Valuation Is Not a Timing Tool
Valuation is not a timing tool. Expensive markets can get more expensive. In a mania, they often do. But valuation still tells you something about forward risk and future returns.

S&P 500 Shiller CAPE / PE10, 1872–2026
Source: Multpl; data courtesy of Robert Shiller/Yale. Annual line uses January values; highlighted peaks/ current use monthly readings.
When the Shiller CAPE is near the highest levels in market history, the burden of proof shifts. The market has to keep delivering. Earnings have to keep surprising. Liquidity has to keep helping. Sentiment has to stay friendly. That is a lot to ask when everyone is already leaning the same way.
This can still stretch further.
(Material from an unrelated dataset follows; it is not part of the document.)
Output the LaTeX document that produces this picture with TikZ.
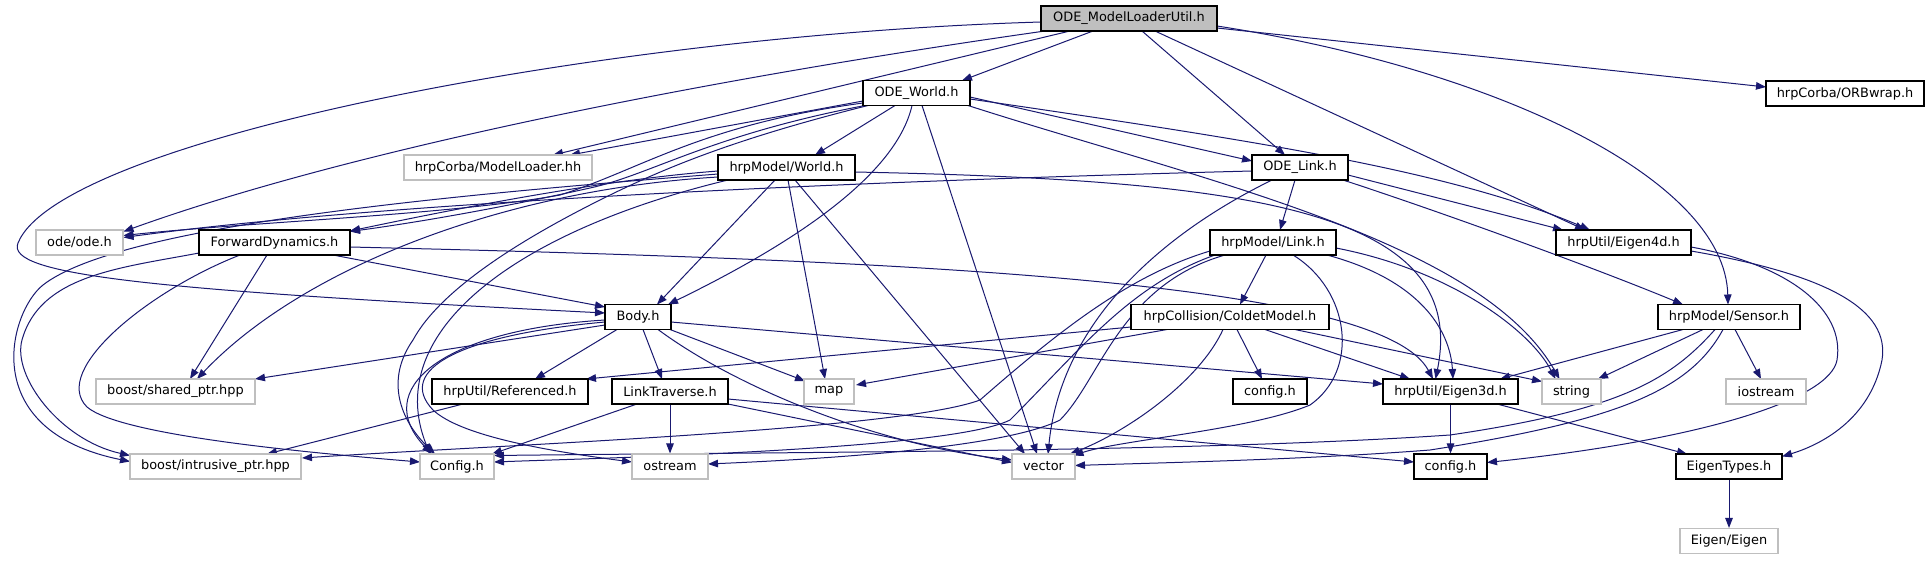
\documentclass[tikz,border=0pt]{standalone}
\usepackage{fontspec}
\setmainfont{DejaVu Sans}
\usetikzlibrary{arrows.meta,calc,backgrounds}
\definecolor{edgec}{RGB}{25,25,112}
\definecolor{gbord}{RGB}{191,191,191}
\definecolor{ufill}{RGB}{191,191,191}
\newcommand{\dxfont}{\fontsize{12.9}{15}\selectfont}
\tikzset{
  box/.style={draw=black, line width=1.1pt, fill=white, minimum height=25pt, inner sep=0pt, font=\dxfont},
  gbox/.style={box, draw=gbord},
  e/.style={draw=edgec, line width=1pt, -{Triangle[length=10pt,width=7.5pt]}},
}
\begin{document}
\begin{tikzpicture}[x=1pt,y=-1pt]
\useasboundingbox (0,0) rectangle (1929,560);
% nodes
\node[box, fill=ufill, minimum width=176pt] (U) at (1129,18.5) {ODE\_ModelLoaderUtil.h};
\node[box, minimum width=107pt] (W) at (916.5,93) {ODE\_World.h};
\node[box, minimum width=158pt] (ORB) at (1845,93.5) {hrpCorba/ORBwrap.h};
\node[gbox, minimum width=188pt] (ML) at (498,167.5) {hrpCorba/ModelLoader.hh};
\node[box, minimum width=137pt] (HW) at (786.5,167.5) {hrpModel/World.h};
\node[box, minimum width=96pt] (OL) at (1300,167.5) {ODE\_Link.h};
\node[gbox, minimum width=87pt] (ODE) at (79.5,242.5) {ode/ode.h};
\node[box, minimum width=151pt] (FD) at (274.5,242.5) {ForwardDynamics.h};
\node[box, minimum width=126pt] (LK) at (1273,242.5) {hrpModel/Link.h};
\node[box, minimum width=135pt] (E4) at (1623.5,242.5) {hrpUtil/Eigen4d.h};
\node[box, minimum width=66pt] (Body) at (638,317) {Body.h};
\node[box, minimum width=198pt] (CM) at (1230,317) {hrpCollision/ColdetModel.h};
\node[box, minimum width=142pt] (SN) at (1729,317) {hrpModel/Sensor.h};
\node[gbox, minimum width=159pt] (SP) at (175.5,391.5) {boost/shared\_ptr.hpp};
\node[box, minimum width=156pt] (REF) at (510,391.5) {hrpUtil/Referenced.h};
\node[box, minimum width=116pt] (LT) at (670,391.5) {LinkTraverse.h};
\node[gbox, minimum width=50pt] (MAP) at (829,391.5) {map};
\node[box, minimum width=74pt] (CFGa) at (1270,391.5) {config.h};
\node[box, minimum width=135pt] (E3) at (1450.5,391.5) {hrpUtil/Eigen3d.h};
\node[gbox, minimum width=59pt] (STR) at (1571.5,391.5) {string};
\node[gbox, minimum width=80pt] (IOS) at (1766,391.5) {iostream};
\node[gbox, minimum width=171pt] (IP) at (215.5,466.5) {boost/intrusive\_ptr.hpp};
\node[gbox, minimum width=74pt] (CFG) at (457,466.5) {Config.h};
\node[gbox, minimum width=76pt] (OST) at (670,466.5) {ostream};
\node[gbox, minimum width=63pt] (VEC) at (1043.5,466.5) {vector};
\node[box, minimum width=73pt] (CFGb) at (1450.5,466.5) {config.h};
\node[box, minimum width=106pt] (ET) at (1729,466.5) {EigenTypes.h};
\node[gbox, minimum width=98pt] (EIG) at (1729,541) {Eigen/Eigen};
\begin{pgfonlayer}{background}
\fill[white] (0,0) rectangle (1929,560);
% U
\draw[e] ($(U)+(88,9.5)$) -- ($(ORB)+(-79,-6.5)$);
\draw[e] ($(U)+(88,7.5)$) .. controls (1500,70) and (1725,180) .. ($(SN)+(-1,-12.5)$);
\draw[e] ($(U)+(26,12.5)$) -- ($(E4)+(-38.5,-12.5)$);
\draw[e] ($(U)+(13,12.5)$) -- ($(OL)+(-15,-12.5)$);
\draw[e] ($(U)+(-36,12.5)$) -- ($(W)+(45.5,-12.5)$);
\draw[e] ($(U)+(-59,12.5)$) -- ($(ML)+(55,-12.5)$);
\draw[e] ($(U)+(-84,12.5)$) .. controls (700,80) and (350,150) .. ($(ODE)+(44,-11)$);
\draw[e] ($(U)+(-88,3.5)$) .. controls (600,35) and (60,140) .. (18,243) .. controls (5,275) and (150,290) .. ($(Body)+(-33,-4)$);
% W
\draw[e] ($(W)+(-53.5,8)$) -- ($(ML)+(72,-12.5)$);
\draw[e] ($(W)+(-53.5,10)$) .. controls (700,125) and (640,170) .. (560,195) .. controls (450,215) and (250,222) .. ($(ODE)+(44,-7)$);
\draw[e] ($(W)+(-51.5,12.5)$) .. controls (710,135) and (650,175) .. (590,188) .. controls (500,208) and (420,222) .. ($(FD)+(75.5,-11)$);
\draw[e] ($(W)+(-48.5,12.5)$) .. controls (730,140) and (660,170) .. (600,200) .. controls (520,240) and (440,290) .. (413,340) .. controls (385,380) and (400,420) .. ($(CFG)+(-22,-12.5)$);
\draw[e] ($(W)+(-21.5,12.5)$) -- ($(HW)+(28.5,-12.5)$);
\draw[e] ($(W)+(-4.5,12.5)$) .. controls (895,180) and (780,250) .. ($(Body)+(30,-12.5)$);
\draw[e] ($(W)+(5.5,12.5)$) -- ($(VEC)+(-6.5,-12.5)$);
\draw[e] ($(W)+(53.5,4)$) -- ($(OL)+(-48,-6.5)$);
\draw[e] ($(W)+(53.5,6)$) .. controls (1250,140) and (1450,170) .. ($(E4)+(-33.5,-12.5)$);
\draw[e] ($(W)+(51.5,12.5)$) .. controls (1200,180) and (1480,240) .. ($(STR)+(-12,-12.5)$);
% HW
\draw[e] ($(HW)+(-68.5,3.5)$) .. controls (600,180) and (450,210) .. ($(FD)+(75.5,-11.5)$);
\draw[e] ($(HW)+(-68.5,6.5)$) .. controls (450,195) and (120,225) .. (43,285) .. controls (10,311) and (-25,430) .. ($(IP)+(-85.5,-5)$);
\draw[e] ($(HW)+(-68.5,9.5)$) .. controls (500,190) and (300,270) .. ($(SP)+(21.5,-12.5)$);
\draw[e] ($(HW)+(-11.5,12.5)$) -- ($(Body)+(19,-12.5)$);
\draw[e] ($(HW)+(-58.5,12.5)$) .. controls (520,230) and (380,330) .. ($(CFG)+(-27,-12.5)$);
\draw[e] ($(HW)+(1.5,12.5)$) -- ($(MAP)+(-4,-12.5)$);
\draw[e] ($(HW)+(8.5,12.5)$) -- ($(VEC)+(-18.5,-12.5)$);
\draw[e] ($(HW)+(68.5,4.5)$) .. controls (1250,180) and (1470,210) .. ($(E3)+(-15,-12.5)$);
% OL
\draw[e] ($(OL)+(-48,3.5)$) .. controls (900,180) and (400,200) .. ($(ODE)+(44,-5)$);
\draw[e] ($(OL)+(-5,12.5)$) -- ($(LK)+(7,-12.5)$);
\draw[e] ($(OL)+(48,7.5)$) -- ($(E4)+(-60.5,-12.5)$);
\draw[e] ($(OL)+(43,12.5)$) .. controls (1450,215) and (1600,270) .. ($(SN)+(-46,-12.5)$);
\draw[e] ($(OL)+(-28,12.5)$) .. controls (1150,240) and (1060,330) .. ($(VEC)+(4.5,-12.5)$);
% FD
\draw[e] ($(FD)+(58.5,12.5)$) -- ($(Body)+(-33,-10)$);
\draw[e] ($(FD)+(-7.5,12.5)$) -- ($(SP)+(14.5,-12.5)$);
\draw[e] ($(FD)+(-75.5,10.5)$) .. controls (120,268) and (40,275) .. (22,340) .. controls (12,376) and (60,440) .. ($(IP)+(-85.5,-11)$);
\draw[e] ($(FD)+(-34.5,12.5)$) .. controls (150,290) and (50,370) .. (87,407) .. controls (120,435) and (300,452) .. ($(CFG)+(-37,-4.5)$);
\draw[e] ($(FD)+(75.5,4.5)$) .. controls (900,260) and (1380,280) .. ($(E3)+(-17.5,-12.5)$);
% LK
\draw[e] ($(LK)+(-7,12.5)$) -- ($(CM)+(10,-12.5)$);
\draw[e] ($(LK)+(54,12.5)$) .. controls (1420,280) and (1450,330) .. ($(E3)+(2.5,-12.5)$);
\draw[e] ($(LK)+(63,5.5)$) .. controls (1450,270) and (1530,330) .. ($(STR)+(-16,-12.5)$);
\draw[e] ($(LK)+(20,12.5)$) .. controls (1350,290) and (1360,370) .. (1310,405) .. controls (1250,430) and (1120,440) .. ($(VEC)+(30,-11)$);
\draw[e] ($(LK)+(-63,8.5)$) .. controls (1130,275) and (1060,330) .. (980,400) .. controls (900,430) and (500,445) .. ($(IP)+(86.5,-8.5)$);
\draw[e] ($(LK)+(-58,12.5)$) .. controls (1130,285) and (1080,350) .. (1010,420) .. controls (950,450) and (600,458) .. ($(CFG)+(37,-4.5)$);
\draw[e] ($(LK)+(-48,12.5)$) .. controls (1120,285) and (1100,380) .. (1060,420) .. controls (1000,450) and (800,460) .. ($(OST)+(38,-2.5)$);
% CM
\draw[e] ($(CM)+(7,12.5)$) -- ($(CFGa)+(-8,-12.5)$);
\draw[e] ($(CM)+(35,12.5)$) -- ($(E3)+(-40.5,-12.5)$);
\draw[e] ($(CM)+(65,12.5)$) -- ($(STR)+(-29.5,-10)$);
\draw[e] ($(CM)+(-7,12.5)$) .. controls (1200,380) and (1130,430) .. ($(VEC)+(26.5,-12.5)$);
\draw[e] ($(CM)+(-99,10)$) -- ($(REF)+(76,-12.5)$);
\draw[e] ($(CM)+(-63,12.5)$) -- ($(MAP)+(27,-6.5)$);
% SN
\draw[e] ($(SN)+(-46,12.5)$) -- ($(E3)+(49.5,-12.5)$);
\draw[e] ($(SN)+(-26,12.5)$) -- ($(STR)+(26.5,-12.5)$);
\draw[e] ($(SN)+(6,12.5)$) -- ($(IOS)+(-5,-12.5)$);
\draw[e] ($(SN)+(-14,12.5)$) .. controls (1670,380) and (1620,410) .. (1450,435) .. controls (1200,452) and (800,452) .. ($(CFG)+(37,-11)$);
\draw[e] ($(SN)+(-6,12.5)$) .. controls (1690,390) and (1620,420) .. (1430,450) .. controls (1300,460) and (1150,463) .. ($(VEC)+(31.5,-1)$);
% E4
\draw[e] ($(E4)+(67.5,4.5)$) .. controls (1790,265) and (1845,310) .. (1837,360) .. controls (1830,400) and (1700,440) .. ($(CFGb)+(36.5,-4)$);
\draw[e] ($(E4)+(67.5,8.5)$) .. controls (1830,275) and (1890,310) .. (1882,360) .. controls (1870,420) and (1820,445) .. ($(ET)+(53,-10)$);
% Body
\draw[e] ($(Body)+(-21,12.5)$) -- ($(REF)+(25,-12.5)$);
\draw[e] ($(Body)+(5,12.5)$) -- ($(LT)+(-8,-12.5)$);
\draw[e] ($(Body)+(32,12.5)$) -- ($(MAP)+(-24,-10.5)$);
\draw[e] ($(Body)+(20,12.5)$) .. controls (740,390) and (880,445) .. ($(VEC)+(-31.5,-6.5)$);
\draw[e] ($(Body)+(33,5)$) -- ($(E3)+(-67.5,-7.5)$);
\draw[e] ($(Body)+(-33,8)$) -- ($(SP)+(79.5,-12.5)$);
\draw[e] ($(Body)+(-33,3)$) .. controls (440,330) and (370,390) .. ($(CFG)+(-25,-12.5)$);
\draw[e] ($(Body)+(-33,5)$) .. controls (460,335) and (395,370) .. (433,410) .. controls (460,435) and (540,450) .. ($(OST)+(-38,-4.5)$);
% LT
\draw[e] ($(LT)+(-33,12.5)$) -- ($(CFG)+(35,-12.5)$);
\draw[e] (LT.south) -- (OST.north);
\draw[e] ($(LT)+(58,12.5)$) -- ($(VEC)+(-31.5,-4)$);
\draw[e] ($(LT)+(58,7.5)$) -- ($(CFGb)+(-36.5,-4.5)$);
% REF, E3, ET
\draw[e] ($(REF)+(-47,12.5)$) -- ($(IP)+(51.5,-12.5)$);
\draw[e] (E3.south) -- (CFGb.north);
\draw[e] ($(E3)+(46.5,12.5)$) -- ($(ET)+(-42,-12.5)$);
\draw[e] (ET.south) -- (EIG.north);
\end{pgfonlayer}
\end{tikzpicture}
\end{document}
A correction from here may not end the speculative phase. It may reset sentiment just enough to fuel another leg higher. If the AI IPO window opens and large private AI companies come to public markets, investors may get a fresh story, fresh supply, and a fresh excuse to push valuation further. So I am not saying this has to be the top. I am saying the risk-reward is getting worse.
The Risk-Reward Has Changed
This is not a call to sell everything. It is not a call to short the S&P 500. It is not a claim that the top has to be today, this week, or even this month. Markets can stay wild longer than disciplined people expect. In a true blow-off, price can travel much further than valuation alone would justify.
We saw a version of this in gold and silver earlier this year. The move kept going. The story kept improving. More people became convinced that the only mistake was not owning enough. Then the market stopped rewarding that thinking. No bell rang. It just stopped making new highs.
Equities may be entering a similar emotional zone now. The market can still go up another 5%, 10%, or even more. The risk is that investors treat that final stretch as proof that risk has disappeared, when it may simply be the last part of the move.
What Would Change My Mind
I would change my mind if the market broadened in a durable way. I would want to see strength move beyond the same AI, semiconductor, momentum, and high-beta names. I would want to see valuations cool without major price damage. I would want to see investors become more cautious after a big rally, not more euphoric. I would want to see a market that can rise without needing speculative heat to carry it.
Until then, I think this is a very high-risk market.
Bottom Line
The trend still favors the bulls, but the mood is starting to look too easy, too confident, and too forgiving. That is not when I want to become more aggressive. That is when I want to manage exposure, respect gains, and remember that markets usually feel safest somewhere near the point where risk is actually rising.
This may not be 1999, but it rhymes enough to pay attention.
Opinion for educational purposes only; not investment advice.